Opinião

A falta que Boris fez

A falta que Boris fez

Henrique Burnay

Consultor em Assuntos Europeus

À pergunta: “quem manda na Europa?”, tradicionalmente, e sobretudo em tempos de crise, a resposta inclui a Alemanha. E França, embora menos. Nos últimos seis meses, porém, tem sido tudo menos isso

Quando todos iam começar a olhar para a nova primeira-ministra britânica, Liz Truss, o seu antecessor fez um discurso de despedida que parecia tudo menos isso. Depois do “Hasta la vista”, esta espécie de Boris Johnson em formato assombração. O futuro ex-primeiro ministro britânico tem um enorme jeito para não deixar saudades. Exceto onde nunca esteve.

Um dos lugares onde se tem notado mais a ausência do Reino Unido e, no caso, especificamente de Boris Johnson, é onde ele nunca quis estar e de onde tirou o Reino Unido: à mesa do Conselho Europeu.

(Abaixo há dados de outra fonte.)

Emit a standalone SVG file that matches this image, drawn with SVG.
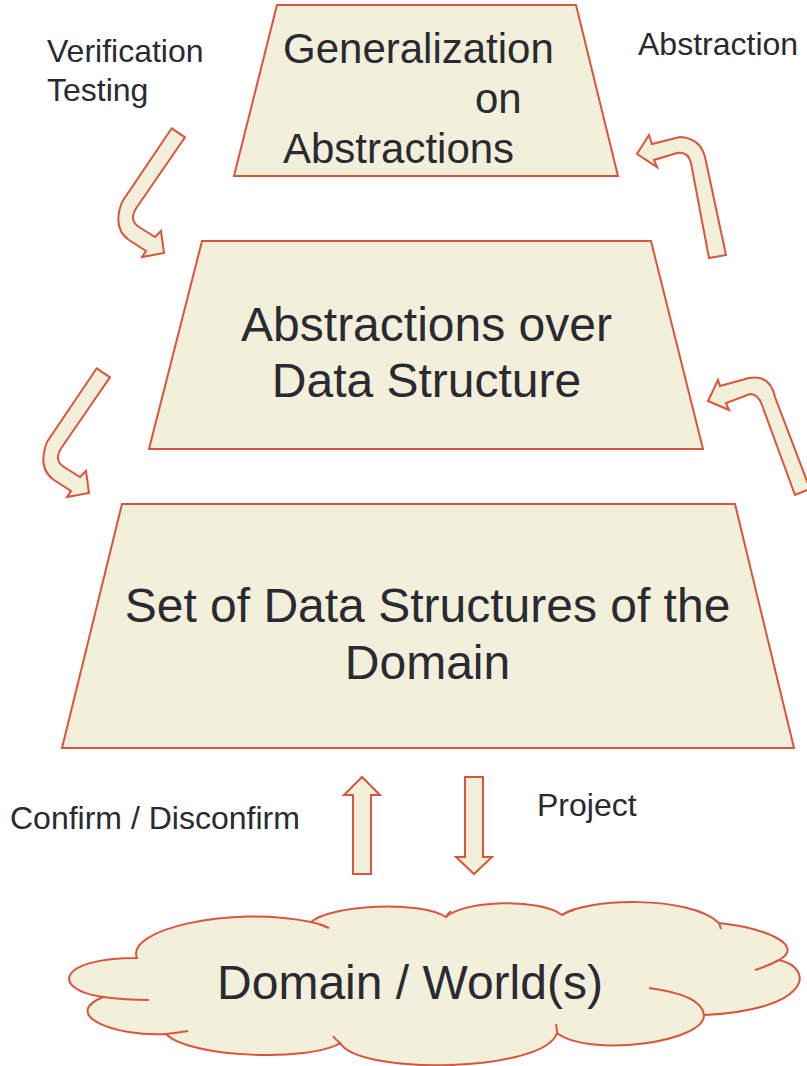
<svg xmlns="http://www.w3.org/2000/svg" width="807" height="1066" viewBox="0 0 807 1066">
<style>
.shape{fill:#f2f0db;stroke:#d9553b;stroke-width:2;stroke-linejoin:miter}
.inner{fill:none;stroke:#d9553b;stroke-width:2}
text{font-family:"Liberation Sans",Arial,sans-serif;fill:#2a2a33}
.big{font-size:48px}
.top{font-size:42px}
.lbl{font-size:32px}
</style>
<defs>
<path id="curveLeft" d="M171.7,128.3 L185,137.3 L137,207 Q128,220 139,227 L155,237 L161,231 L164,253 L142,257 L146,251 L129,240 Q112,228 122,202 Z"/>
</defs>
<rect width="807" height="1066" fill="#ffffff"/>
<g id="connectors">
<use href="#curveLeft" class="shape"/>
<use href="#curveLeft" class="shape" transform="translate(-75,240)"/>
<path class="shape" d="M726,255 L705,157 Q700,138 680,137 L652,144 L649,135 L637,154 L657,167 L654,160 L677,153 Q688,151 691,163 L709,258 Z"/>
<path class="shape" d="M795,495 L762,405 Q758,394 750,394 L726,403 L729,410 L708,401 L718,380 L720,386 L749,378 Q770,374 775,397 L810,489 Z"/>
<path class="shape" d="M353,874 L353,795 L344,795 L362,777 L380,795 L371,795 L371,874 Z"/>
<path class="shape" d="M465,777 L483,777 L483,857 L492,857 L474,874 L456,857 L465,857 Z"/>
</g>
<g id="node-generalization">
<polygon class="shape" points="277,5 576,5 618,176 234,176"/>
<text class="top" x="283" y="63">Generalization</text>
<text class="top" x="475" y="113">on</text>
<text class="top" x="283" y="163">Abstractions</text>
</g>
<g id="node-abstractions">
<polygon class="shape" points="202,241 651,241 703,449 149,449"/>
<text class="big" x="426.5" y="341" text-anchor="middle">Abstractions over</text>
<text class="big" x="426.5" y="397" text-anchor="middle">Data Structure</text>
</g>
<g id="node-set">
<polygon class="shape" points="122,504 735,504 794,748 62,748"/>
<text class="big" x="427.5" y="622" text-anchor="middle">Set of Data Structures of the</text>
<text class="big" x="427.5" y="679" text-anchor="middle">Domain</text>
</g>
<g id="node-domain">
<path class="shape" d="M137,958 C125,930 230,905 311,922 C330,905 420,900 446,917 C465,900 540,898 562,915 C585,898 690,895 719,923 C765,928 806,945 779,960 C815,968 812,1010 704,1015 C705,1042 590,1058 557,1033 C545,1072 360,1076 340,1043 C310,1062 190,1058 166,1034 C115,1037 60,1015 103,997 C52,990 55,958 137,958 Z"/>
<path class="inner" d="M103,997 Q125,1000 149,1000"/>
<path class="inner" d="M166,1034 Q176,1033 188,1031"/>
<path class="inner" d="M311,922 Q321,924 329,928"/>
<path class="inner" d="M446,917 Q448,913 451,911"/>
<path class="inner" d="M562,915 Q566,912 574,910"/>
<path class="inner" d="M719,923 Q720,926 721,929"/>
<path class="inner" d="M779,960 Q768,966 755,970"/>
<path class="inner" d="M704,1015 Q702,995 649,988"/>
<path class="inner" d="M557,1033 Q557,1028 556,1024"/>
<path class="inner" d="M340,1043 Q336,1040 333,1036"/>
<text class="big" x="410" y="999" text-anchor="middle">Domain / World(s)</text>
</g>
<g id="labels">
<text class="lbl" x="47" y="62">Verification</text>
<text class="lbl" x="47" y="101">Testing</text>
<text class="lbl" x="638" y="55">Abstraction</text>
<text class="lbl" x="537" y="816">Project</text>
<text class="lbl" x="10" y="829">Confirm / Disconfirm</text>
</g>
</svg>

Quando o referendo no Reino Unido confirmou o Brexit, houve três reações em Bruxelas: os que ficaram genuinamente contentes por ver partir o Estado membro mais resistente a maior integração, mais políticas europeias e mais federalização; os que achavam isso tudo, mas também sabiam que a saída do Reino Unido punha em risco a própria União e que, portanto, o processo tinha de ser gerido com inteligência, para não contaminar; e os que ficaram preocupados com a falta que o Reino Unido e as suas posições fariam. É possível que todos estes grupos tenham razão, pelo menos em parte e em determinadas ocasiões. Mas os últimos seis meses têm mostrado bem a falta que o Reino Unido, e no caso o próprio Boris Johnson, tem feito à União Europeia.

À pergunta: “quem manda na Europa?”, tradicionalmente, e sobretudo em tempos de crise, a resposta inclui a Alemanha. E França, embora menos. Nos últimos seis meses, porém, tem sido tudo menos isso.

Desde o início da invasão russa da Ucrânia que a liderança europeia tem estado onde é menos comum. Em Bruxelas, Roberta Metsola, a presidente do Parlamento Europeu, vinda de Malta e com “apenas” 43 anos, foi a primeira política das Instituições europeias a ir a Kyiv, quando isso exigia, além do mais, coragem física. Seguiu-se Ursula Von der Leyen. A presidente da Comissão Europeia fez, aliás, questão de ir em Abril e voltar em Junho, antes que Macron, Scholz e Draghi lá fossem pela primeira vez. E antes que os líderes de França, Alemanha e Itália dissessem que a Ucrânia podia começar a negociar uma eventual adesão à União Europeia, a presidente da Comissão disse logo que a Ucrânia tinha um destino europeu.

Fora de Bruxelas, ou em Bruxelas à volta da mesa do Conselho Europeu, também não têm sido franceses e alemães (ou italianos) a liderar a resposta europeia. Das notícias às declarações políticas, tudo tem indicado que os países bálticos, os da Europa Central, chefiados pela Polónia, e os nórdicos, Finlândia e Suécia, têm estado na linha da frente. São eles que têm puxado. São eles que têm pedido as decisões que depois, e às vezes a custo, os restantes acordam.

E é aqui que se tem notado a diferença que o Reino Unido e o ex-Primeiro Ministro britânico teriam feito. Se Boris Johnson, o primeiro responsável do pelo Brexit, estivesse à mesa do Conselho Europeu, Polónia, Estónia, Letónia, Lituânia, Finlândia e Suécia, entre outros, teriam tido o apoio de um dos grandes. Teriam, provavelmente, tido a liderança de um dos maiores e mais importantes membros da União Europeia. E isso, naquelas discussões, conta.

E o reverso é igualmente verdade. Boris Johnson, que fez tudo para que o Reino Unido saísse da União Europeia, aconselhou a Ucrânia a entrar, e a União Europeia a recebê-la. Porque, por muito que o Reino Unido tenha para oferecer, e tem oferecido, não tem aquilo que a UE dá e a Ucrânia quer e precisa. O Reino Unido será um aliado dos ucranianos, a União Europeia pode ser a sua casa. Os ucranianos querem aderir à União Europeia da mesma maneira que os europeus de leste quiseram aderir após a queda do Muro de Berlim. Mas desta vez não têm Thatcher nem o Reino Unido para lhes abrir a porta. E a culpa é de Boris Johnson.